On the podcast, Buttigieg said that many Democrats were anxious about the "uncharted waters" of a virtual convention, ultimately, the speakers delivered "a powerful message," that was "frankly, a lot more concise and you could argue, more efficient than the in person conventions."

"(The Midwest) is filled with people -- from people who live in an industrial city like mine, to people involved in agriculture who has so much to lose from four more years of the chaos and the division, and the economic disaster that's now unfolding under this president," Buttigieg said. "But that story doesn't tell itself, you have to go out and bring that message out."

During Tuesday night's programming, Buttigieg will deliver the roll call -- the formal nominating process that will hit every state and territory -- for Indiana's delegation. He will also give remarks, which he said he is "still refining," on Thursday, the last night of the convention.
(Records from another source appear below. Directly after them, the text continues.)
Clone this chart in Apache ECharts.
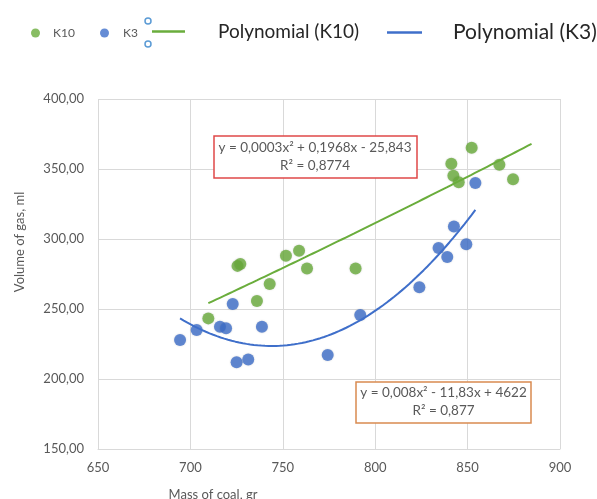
<!DOCTYPE html>
<html>
<head>
<meta charset="utf-8">
<script src="https://cdn.jsdelivr.net/npm/echarts@6/dist/echarts.min.js"></script>
<style>html,body{margin:0;padding:0;background:#fff;}#c{width:597px;height:499px;}</style>
</head>
<body>
<div id="c"></div>
<script>
// ---- data ----
const k10X = [709.7, 725.5, 727.0, 736.0, 742.9, 751.7, 758.8, 763.1, 789.4, 841.2, 842.3, 845.2, 852.2, 867.2, 874.6];
const k10Y = [243.3, 280.8, 282.2, 255.7, 267.9, 288.1, 291.6, 279.0, 279.0, 353.8, 345.2, 340.5, 365.2, 353.1, 342.6];
const k3X = [694.4, 703.4, 716.0, 719.3, 722.9, 725.0, 731.3, 738.7, 774.3, 791.9, 823.9, 834.3, 839.0, 842.6, 849.3, 854.2];
const k3Y = [227.9, 235.0, 237.4, 236.2, 253.6, 211.9, 214.0, 237.4, 217.1, 245.7, 265.5, 293.6, 287.1, 309.0, 296.2, 340.0];
const seriesNames = ['K10', 'K3', 'Polynomial (K10)', 'Polynomial (K3)'];
const eqK10 = ['y = 0,0003x² + 0,1968x - 25,843', 'R² = 0,8774'];
const eqK3 = ['y = 0,008x² - 11,83x + 4622', 'R² = 0,877'];
const xTitle = 'Mass of coal, gr';
const yTitle = 'Volume of gas, ml';
const k10Forward = 10; // trendline forecast forward (periods)

// quadratic least-squares fit (trendline, as in the source spreadsheet)
function polyfit2(xs, ys) {
  const n = xs.length;
  const m = xs.reduce((a, b) => a + b, 0) / n;
  let s = [0,0,0,0,0], t = [0,0,0];
  for (let i = 0; i < n; i++) {
    const u = xs[i] - m;
    let p = 1;
    for (let k = 0; k <= 4; k++) { s[k] += p; if (k <= 2) t[k] += p * ys[i]; p *= u; }
  }
  const A = [[s[0], s[1], s[2], t[0]], [s[1], s[2], s[3], t[1]], [s[2], s[3], s[4], t[2]]];
  for (let i = 0; i < 3; i++) {
    for (let j = i + 1; j < 3; j++) {
      const f = A[j][i] / A[i][i];
      for (let k = i; k < 4; k++) A[j][k] -= f * A[i][k];
    }
  }
  const c = [0,0,0];
  for (let i = 2; i >= 0; i--) {
    let v = A[i][3];
    for (let k = i + 1; k < 3; k++) v -= A[i][k] * c[k];
    c[i] = v / A[i][i];
  }
  return x => c[0] + c[1] * (x - m) + c[2] * (x - m) * (x - m);
}
function trend(xs, ys, forward) {
  const f = polyfit2(xs, ys);
  const lo = Math.min(...xs), hi = Math.max(...xs) + (forward || 0);
  const out = [];
  const N = 80;
  for (let i = 0; i <= N; i++) { const x = lo + (hi - lo) * i / N; out.push([x, f(x)]); }
  return out;
}

const GREEN = '#6aad3c', BLUE = '#3f6fca';
const FONT = 'Lato, "Open Sans", sans-serif';
const chart = echarts.init(document.getElementById('c'));
const fmtY = v => v.toFixed(2).replace('.', ',');

function legendItem(name, left, top, icon, w, h, color, fontSize, padL, textColor) {
  return {
    left: left, top: top, orient: 'horizontal', selectedMode: false,
    icon: icon, itemWidth: w, itemHeight: h,
    data: [{ name: name, itemStyle: { color: color } }],
    textStyle: { fontFamily: FONT, fontSize: fontSize, color: textColor, padding: [0, 0, 0, padL] }
  };
}

chart.setOption({
  animation: false,
  backgroundColor: '#ffffff',
  textStyle: { fontFamily: FONT },
  legend: [
    legendItem(seriesNames[0], 26, 22, 'circle', 9, 9, GREEN, 12, 8, '#595959'),
    legendItem(seriesNames[1], 95, 22, 'circle', 9, 9, BLUE, 12, 9, '#595959'),
    legendItem(seriesNames[2], 147, 17, 'rect', 33, 2.5, GREEN, 19, 28, '#262626'),
    legendItem(seriesNames[3], 382, 17, 'rect', 35, 2.5, BLUE, 21, 26, '#262626')
  ],
  grid: { left: 98, right: 37, top: 99, bottom: 50, containLabel: false },
  xAxis: {
    type: 'value', min: 650, max: 900, interval: 50,
    axisLine: { show: true, lineStyle: { color: '#d9d9d9' } },
    axisTick: { show: false },
    splitLine: { show: true, lineStyle: { color: '#d9d9d9' } },
    axisLabel: { color: '#595959', fontSize: 13, margin: 12, fontFamily: FONT }
  },
  yAxis: {
    type: 'value', min: 150, max: 400, interval: 50,
    axisLine: { show: false },
    axisTick: { show: false },
    splitLine: { show: true, lineStyle: { color: '#d9d9d9' } },
    axisLabel: { color: '#595959', fontSize: 13, margin: 14, fontFamily: FONT, formatter: fmtY }
  },
  series: [
    { name: seriesNames[0], type: 'scatter', symbolSize: 12, z: 3,
      itemStyle: { color: GREEN, shadowBlur: 2, shadowColor: 'rgba(0,0,0,0.2)' },
      data: k10X.map((x, i) => [x, k10Y[i]]) },
    { name: seriesNames[1], type: 'scatter', symbolSize: 12, z: 3,
      itemStyle: { color: BLUE, shadowBlur: 2, shadowColor: 'rgba(0,0,0,0.2)' },
      data: k3X.map((x, i) => [x, k3Y[i]]) },
    { name: seriesNames[2], type: 'line', showSymbol: false, symbol: 'none', z: 4, color: GREEN,
      lineStyle: { color: GREEN, width: 2 }, data: trend(k10X, k10Y, k10Forward) },
    { name: seriesNames[3], type: 'line', showSymbol: false, symbol: 'none', z: 4, color: BLUE,
      lineStyle: { color: BLUE, width: 2 }, data: trend(k3X, k3Y, 0) }
  ],
  graphic: [
    { type: 'circle', shape: { cx: 148, cy: 21, r: 3 }, style: { fill: '#fff', stroke: '#5b9bd5', lineWidth: 1.5 } },
    { type: 'circle', shape: { cx: 148, cy: 44, r: 3 }, style: { fill: '#fff', stroke: '#5b9bd5', lineWidth: 1.5 } },
    { type: 'rect', z: 10, shape: { x: 214, y: 136, width: 203, height: 42 }, style: { fill: '#fff', stroke: '#e04848', lineWidth: 1.5 } },
    { type: 'text', z: 11, x: 315, y: 148, style: { text: eqK10[0], fill: '#595959', font: '13.5px ' + FONT, align: 'center', verticalAlign: 'middle' } },
    { type: 'text', z: 11, x: 315, y: 166, style: { text: eqK10[1], fill: '#595959', font: '13.5px ' + FONT, align: 'center', verticalAlign: 'middle' } },
    { type: 'rect', z: 10, shape: { x: 356, y: 382, width: 175, height: 41 }, style: { fill: '#fff', stroke: '#d98a50', lineWidth: 1.5 } },
    { type: 'text', z: 11, x: 443.5, y: 393, style: { text: eqK3[0], fill: '#595959', font: '13.5px ' + FONT, align: 'center', verticalAlign: 'middle' } },
    { type: 'text', z: 11, x: 443.5, y: 411, style: { text: eqK3[1], fill: '#595959', font: '13.5px ' + FONT, align: 'center', verticalAlign: 'middle' } },
    { type: 'text', x: 213, y: 488, style: { text: xTitle, fill: '#595959', font: '13px ' + FONT, align: 'center', verticalAlign: 'top' } },
    { type: 'text', x: 20, y: 242, rotation: Math.PI / 2, style: { text: yTitle, fill: '#595959', font: '13px ' + FONT, align: 'center', verticalAlign: 'middle' } }
  ]
});
</script>
</body>
</html>
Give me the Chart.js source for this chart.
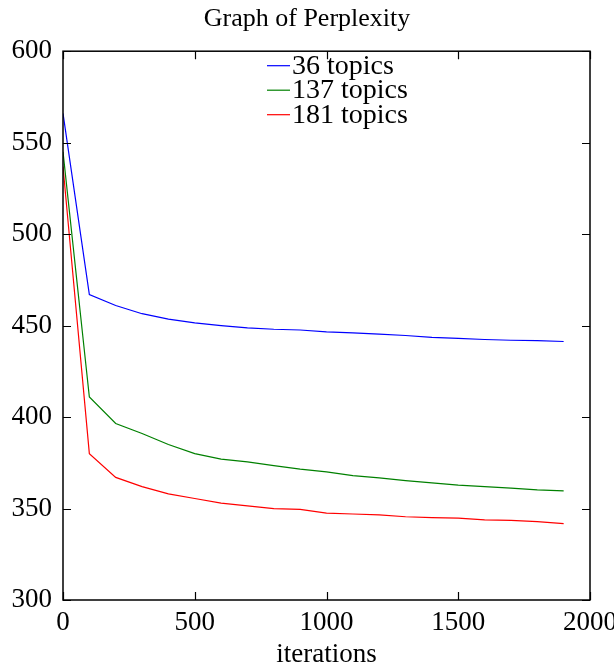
<!DOCTYPE html>
<html>
<head>
<meta charset="utf-8">
<script src="https://cdn.jsdelivr.net/npm/chart.js@4"></script>
<style>
  html, body { margin: 0; padding: 0; background: #fff; }
  #wrap { width: 614px; height: 664px; }
</style>
</head>
<body>
<div id="wrap"><canvas id="chart" width="614" height="664"></canvas></div>
<script>
// data
const iterations = [0, 100, 200, 300, 400, 500, 600, 700, 800, 900, 1000, 1100, 1200, 1300, 1400, 1500, 1600, 1700, 1800, 1900];
const perp36  = [566, 467, 461, 456.5, 453.5, 451.5, 450, 448.8, 448, 447.6, 446.6, 446, 445.3, 444.6, 443.6, 443, 442.4, 442, 441.8, 441.3];
const perp137 = [545, 411, 396.5, 391, 385, 380, 377, 375.5, 373.5, 371.5, 370, 368, 366.8, 365.3, 364, 362.8, 362, 361.2, 360.2, 359.6];
const perp181 = [537, 380, 367, 362, 358, 355.5, 353, 351.5, 350, 349.5, 347.5, 347, 346.5, 345.5, 345, 344.8, 343.8, 343.5, 342.8, 341.8];
const seriesLabels = ['36 topics', '137 topics', '181 topics'];
const seriesColors = ['#0000ff', '#008000', '#ff0000'];
const xTicks = [0, 500, 1000, 1500, 2000];
const yTicks = [300, 350, 400, 450, 500, 550, 600];

const FONT = "'Liberation Serif', 'DejaVu Serif', serif";

function pts(vals) {
    return vals.map((v, i) => ({ x: iterations[i], y: v }));
}

// gnuplot style box with inward ticks on all four sides
const framePlugin = {
    id: 'frame',
    afterDatasetsDraw(chart) {
        const { ctx, chartArea: a, scales } = chart;
        ctx.save();
        ctx.strokeStyle = '#000';
        ctx.lineWidth = 1.5;
        ctx.strokeRect(a.left, a.top, a.right - a.left, a.bottom - a.top);
        ctx.lineWidth = 1.2;
        const len = 8;
        ctx.beginPath();
        yTicks.forEach(v => {
            const y = Math.round(scales.y.getPixelForValue(v)) + 0.5;
            ctx.moveTo(a.left, y); ctx.lineTo(a.left + len, y);
            ctx.moveTo(a.right, y); ctx.lineTo(a.right - len, y);
        });
        xTicks.forEach(v => {
            const x = Math.round(scales.x.getPixelForValue(v)) + 0.5;
            ctx.moveTo(x, a.bottom); ctx.lineTo(x, a.bottom - len);
            ctx.moveTo(x, a.top); ctx.lineTo(x, a.top + len);
        });
        ctx.stroke();
        ctx.restore();
    }
};

// key stacked inside the plot, near the top
const keyPlugin = {
    id: 'key',
    afterDatasetsDraw(chart) {
        const { ctx, chartArea: a } = chart;
        ctx.save();
        ctx.font = "28px " + FONT;
        ctx.textBaseline = 'middle';
        ctx.textAlign = 'left';
        chart.data.datasets.forEach((ds, i) => {
            const y = a.top + 14 + i * 24.5;
            const x0 = a.left + 204;
            ctx.strokeStyle = ds.borderColor;
            ctx.lineWidth = 1.2;
            ctx.beginPath();
            ctx.moveTo(x0, y + 0.5); ctx.lineTo(x0 + 23, y + 0.5);
            ctx.stroke();
            ctx.fillStyle = '#000';
            ctx.fillText(ds.label, x0 + 25, y + 1);
        });
        ctx.restore();
    }
};

new Chart(document.getElementById('chart'), {
    type: 'line',
    data: {
        datasets: [
            { label: seriesLabels[0], data: pts(perp36),  borderColor: seriesColors[0] },
            { label: seriesLabels[1], data: pts(perp137), borderColor: seriesColors[1] },
            { label: seriesLabels[2], data: pts(perp181), borderColor: seriesColors[2] }
        ]
    },
    options: {
        responsive: false,
        animation: false,
        layout: { padding: { top: 4, right: 0, left: 0, bottom: 0 } },
        elements: {
            line: { borderWidth: 1.2, tension: 0 },
            point: { radius: 0 }
        },
        plugins: {
            legend: { display: false },
            tooltip: { enabled: false },
            title: {
                display: true,
                text: 'Graph of Perplexity',
                color: '#000',
                font: { family: FONT, size: 26, weight: 'normal' },
                padding: { top: 0, bottom: 16 }
            }
        },
        scales: {
            x: {
                type: 'linear',
                min: 0, max: 2000,
                afterBuildTicks(s) { s.ticks = xTicks.map(v => ({ value: v })); },
                afterFit(s) { s.height = 64; s.paddingRight = 24; },
                grid: { display: false },
                border: { display: false },
                ticks: {
                    color: '#000', font: { family: FONT, size: 27 }, padding: -1, maxRotation: 0,
                    callback: v => String(v)
                },
                title: {
                    display: true, text: 'iterations', color: '#000',
                    font: { family: FONT, size: 27 }, padding: { top: 0, bottom: -7 }
                }
            },
            y: {
                min: 300, max: 600,
                afterBuildTicks(s) { s.ticks = yTicks.map(v => ({ value: v })); },
                afterFit(s) { s.width = 63; },
                grid: { display: false },
                border: { display: false },
                ticks: { color: '#000', font: { family: FONT, size: 27 }, padding: 3, callback: v => String(v) }
            }
        }
    },
    plugins: [framePlugin, keyPlugin]
});
</script>
</body>
</html>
Karl asked Buttigieg how he prepares for such an unconventional political speech, one without an audience present to react.

"When you're used to campaigning, you know, you learn to watch faces rise and fall. To connect, is something we usually do through eye contact. And so it is very different -- the energy is different, the emotions," Buttigieg said. "And yet, in a way, I think it's a chance to capture the moment. too."